Tell us your biography in three sentences or fewer.
I grew up in Portland Oregon and, minus some years in Olympia and Southern California, have lived in Tokyo for most of my adult life.
How and when did you begin writing, and what was your first published piece?
I’ve been writing since I was a kid. I majored in film as an undergrad, so I started out writing screenplays, but I didn’t like the format (or the business very much). I’ve since worked as a journalist and a translator and got a late start in fiction after convincing myself to just try. My first published piece was an alien invasion story called “Tfoo” in the queer speculative fiction magazine Collective Fallout. After that, I kept going and didn’t look back.
What’s so special about writing speculative fiction?
It helps me work out the personal; dealing with social anxiety, for example, in a world where self-promotion has become a necessary survival skill. And, to risk a big generalization, I think speculative fiction speaks more to economic survival. So much literary fiction, or what gets celebrated in the U.S., is about people for whom eating and heat or dental care are rarely an issue.
What life skills and experiences, other than writing, do you bring to your work?
Teaching has been a constant character study. You learn so much about the falsehood (and sometimes accuracy) of first impressions. Also, living in Japan’s high-context culture has (I hope) helped me get better at reading the room. So much is implied in both language and gesture, and you have to process the atmosphere before you can really understand what people are saying. To give an example, a few years ago, my partner and I dropped in at a police box to ask about a hiking trail to a hot spring. The cop scratched his head, jabbed his finger at the map, and said, “This is not that.”
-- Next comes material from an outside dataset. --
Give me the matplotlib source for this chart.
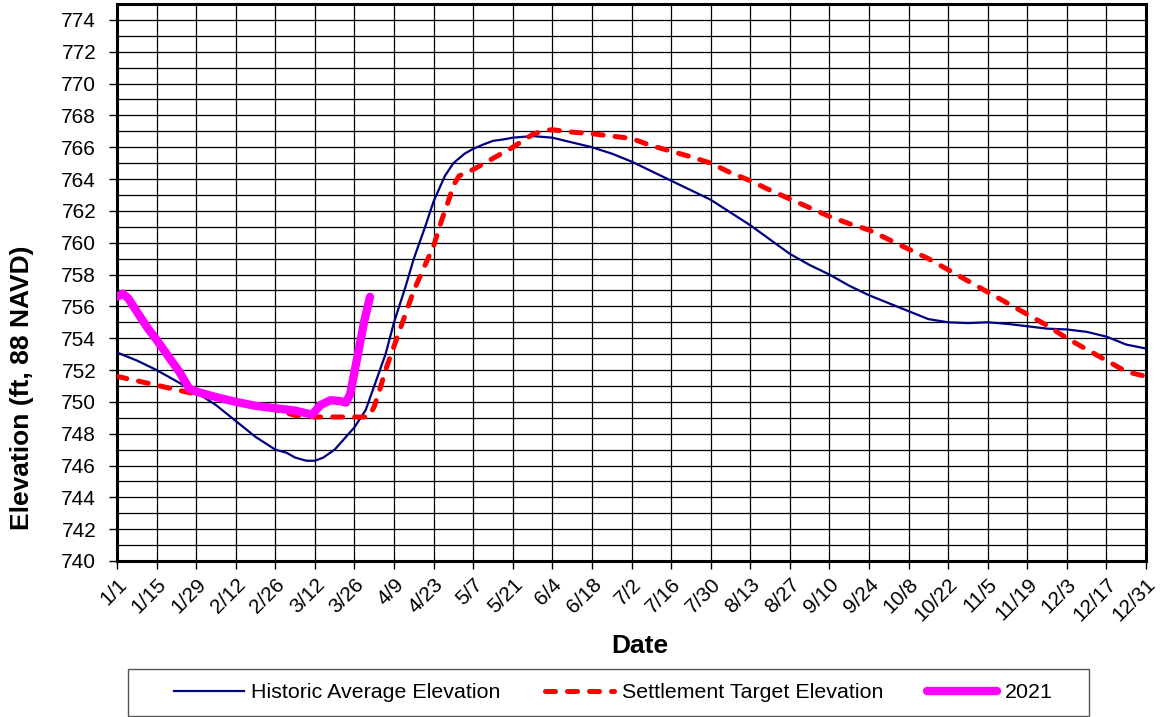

What he meant was, “this is not one of those hot springs attached to a nice hotel where you can rent a nice changing room with towels, and maybe have a beer in the adjoining restaurant after you’re done. This a hole in the ground in the middle of the woods, and you’ll have to slog through brambles and mud and mosquitos to get there. Oh, and you might run into some naked men. You gals okay with that?”
You learn to assemble entire stories based on vague statements or unfinished sentences, which is invaluable. Also, there’s no dearth of understated humor—the Kyoto insult is second to none.
Tell us about your most recent publication or current writing project.
My story “In-Flight Damage” was in the May/June issue of Analog, and I’ve just finished another called “The Machine Wasn’t in the Mood,” based on the very bad, very good rock trio, The Shaggs. I was struggling with it, so I’m very happy to have it done–or so I hope.
I’m finishing the book I initially workshopped at Milford but got stuck on in the last third. It’s a lot lighter now and much more focused.
Sara Kate Ellis is a Lambda Emerging Writers Fellow and attended the Milford Science Fiction Workshop in 2017. Her stories have appeared in Andromeda Spaceways, Visions, Fusion Fragment and Space and Time (under Kate Ellis). She is currently an assistant professor at Meiji University in Tokyo, where she lives with her partner and a few ornery street cats. She likes soba.